Grönland
Im Sommer 2018 folgten zwei Monate in der stillen Wildnis Grönlands, ohne Kontakt zur Zivilisation und Aussenwelt. In dieser Abgeschiedenheit trieb ich mein Limit in eine neue Höhe, was Bergsteigen und die Perfektion des Vertrauens und Selbstmanagements betrifft.
Bis dahin war meinen Körper soweit trainiert, dass er schnell Fett und Proteine speichern – und diese auf der Expedition wieder verbrennen kann. Die Ausrüstung wog nun 33 Kilogramm – ohne die Kleider und Schuhe. Um dieses Gewicht über Wochen alleine tragen zu können, war eine lange Vorbereitung und ein intensives Training nötig.

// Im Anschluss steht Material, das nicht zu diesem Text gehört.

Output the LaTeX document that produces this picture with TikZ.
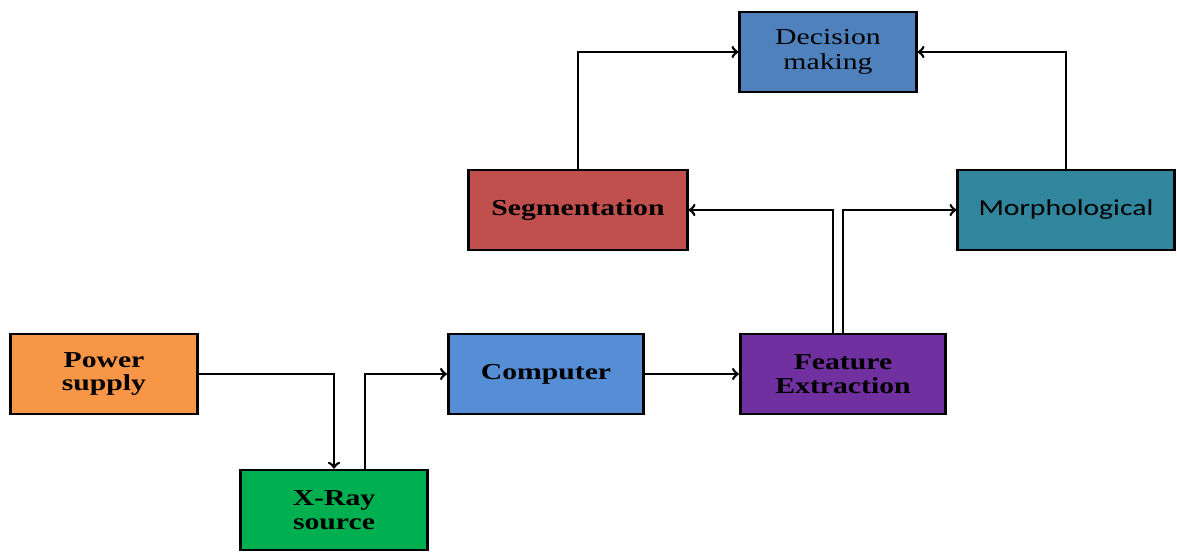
\documentclass[tikz,border=0pt]{standalone}
\usepackage{fontspec}
\usepackage{tikz}
\usepackage{color}
\newfontfamily\blockserif{Liberation Serif}[FakeStretch=1.3]
\newfontfamily\blocksans{Carlito}[FakeStretch=1.3]

\begin{document}
\begin{tikzpicture}
		[x=0.02cm,y=-0.02cm,line cap=round,
		%Styles
		block/.style={draw=black,line width=1.5pt,minimum height=1.6cm,align=center,
			inner sep=2pt,font=\blockserif\bfseries\fontsize{13}{13.5}\selectfont},
		plain block/.style={block,font=\blockserif\fontsize{13}{14}\selectfont},
		link/.style={line width=1.5pt,->}
		]
		
		%Colors
		\definecolor{powercolor}{HTML}{F79646}
		\definecolor{xraycolor}{HTML}{00B050}
		\definecolor{computercolor}{HTML}{558ED5}
		\definecolor{featurecolor}{HTML}{7030A0}
		\definecolor{segcolor}{HTML}{C0504D}
		\definecolor{morphcolor}{HTML}{31859C}
		\definecolor{decisioncolor}{HTML}{4F81BD}
		
		\useasboundingbox (0,0) rectangle (1177,553);
		
		%The graphic
		\node[block,fill=powercolor,minimum width=3.73cm] (power) at (104,374) {Power\\supply};
		\node[block,fill=xraycolor,minimum width=3.73cm] (xray) at (334,510) {X-Ray\\source};
		\node[block,fill=computercolor,minimum width=3.91cm] (computer) at (546,374) {Computer};
		\node[block,fill=featurecolor,minimum width=4.11cm] (feature) at (843,374) {Feature\\Extraction};
		\node[block,fill=segcolor,minimum width=4.37cm] (seg) at (578,210) {Segmentation};
		\node[block,fill=morphcolor,minimum width=4.33cm,font=\blocksans\fontsize{13}{14}\selectfont] (morph) at (1066,210) {Morphological};
		\node[plain block,fill=decisioncolor,minimum width=3.53cm] (decision) at (828,52) {Decision\\making};
		
		\draw[link] (power.east) -| (xray.north);
		\draw[link] ([xshift=0.62cm]xray.north) |- (computer.west);
		\draw[link] (computer.east) -- (feature.west);
		\draw[link] ([xshift=-0.2cm]feature.north) |- (seg.east);
		\draw[link] (feature.north) |- (morph.west);
		\draw[link] (seg.north) |- (decision.west);
		\draw[link] (morph.north) |- (decision.east);
	\end{tikzpicture}
\end{document}
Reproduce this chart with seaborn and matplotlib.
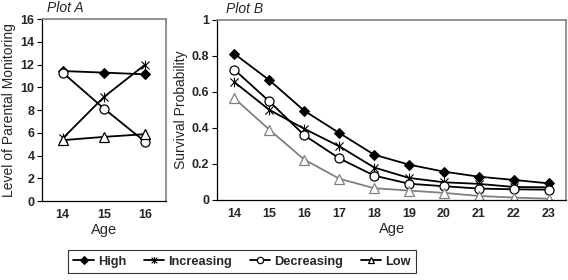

Schon Hunderte Jahre zuvor durchquerten Nordmänner aus Island diese Gegend. Doch auch sie waren nur späte Besucher. Ihnen voraus gingen die Inuit, die indigenen Völker des Nordens. Ihren Spuren folgend, lernte ich mehr über ihre Herkunft. Was für Menschen müssen es gewesen sein, welche ihre Zeichen und Symbole in den Felsen und Steinen der Landschaft hinterliessen? Was suchten sie in diesen abgelegenen Gegenden?
Auch nordische Stämme vor vielen hundert Jahren wurden von der Magie dieser Landschaft angezogen. In der stillen Achtsamkeit kann man ihre Stimme noch vernehmen, und die Sehnsucht nach dem Entdecken.
Das Eis und die Landschaft Grönlands, sie ziehen einem in den Bann und füllen das Herz mit Schönheit, welche sich in den innersten Kern des Wesens brennt.
Diese unglaubliche Weite und Schönheit Grönlands – sie ist überwältigend. Das harte Wetter und die Belastung für die Psyche und den Körper werden durch schönste Erinnerungen aus dem Gedächtnis gefegt.
Ich folgte den Spuren von Erik dem Roten bis weit in den Süden. Hier befindet sich eine weitere Siedlung der Nordmänner. Komplett von der Aussenwelt abgeschnitten. Man braucht viele Tage um diesen Ort zu Fuss zu erreichen – und doch haben hier einst Menschen ihr ganzes Leben verbacht.
Die Kraft dieses Ortes bleibt unbeschreiblich. Ich verweilte hier drei Tage, obwohl meine Vorräte bereits zu Ende gingen und fand die Zeit, den Ort und seine Umgebung ausgiebig zu erkunden.
Anschliessend setzte ich meine Reise fort und durfte für drei Tage in einem Dorf bei den Inuit verbringen, wo ich viel über ihr Leben vor der Kolonialisierung erfuhr. Nie wieder habe ich solch erfahrene Jäger und Überlebenskünstler angetroffen. Die meisten von ihnen sind jedoch alt und ihr Wissen wird kaum weitergegeben.
Wenn man alleine durch Grönland reist, überkommt einem oft die Angst. Angst vor Eisbären und Angst vor Unfällen und Verletzungen. Doch diese Angst ist enorm wichtig. Sie wird zu einem mächtigen Gegner, wenn man sie nicht kontrollieren lernt. Sie kann einem in den Wahnsinn treiben. Wenn man sie jedoch kontrollieren und zähmen lernt, wird sie zu einem starken Verbündeten mit dessen Kraft man grosse Hindernisse überwindet. Die Angst ist eine alte Lehrmeisterin, die uns seit undenkbarer Zeit zur Seite steht. Erst durch die Verdrängung wird sie zum Gegner.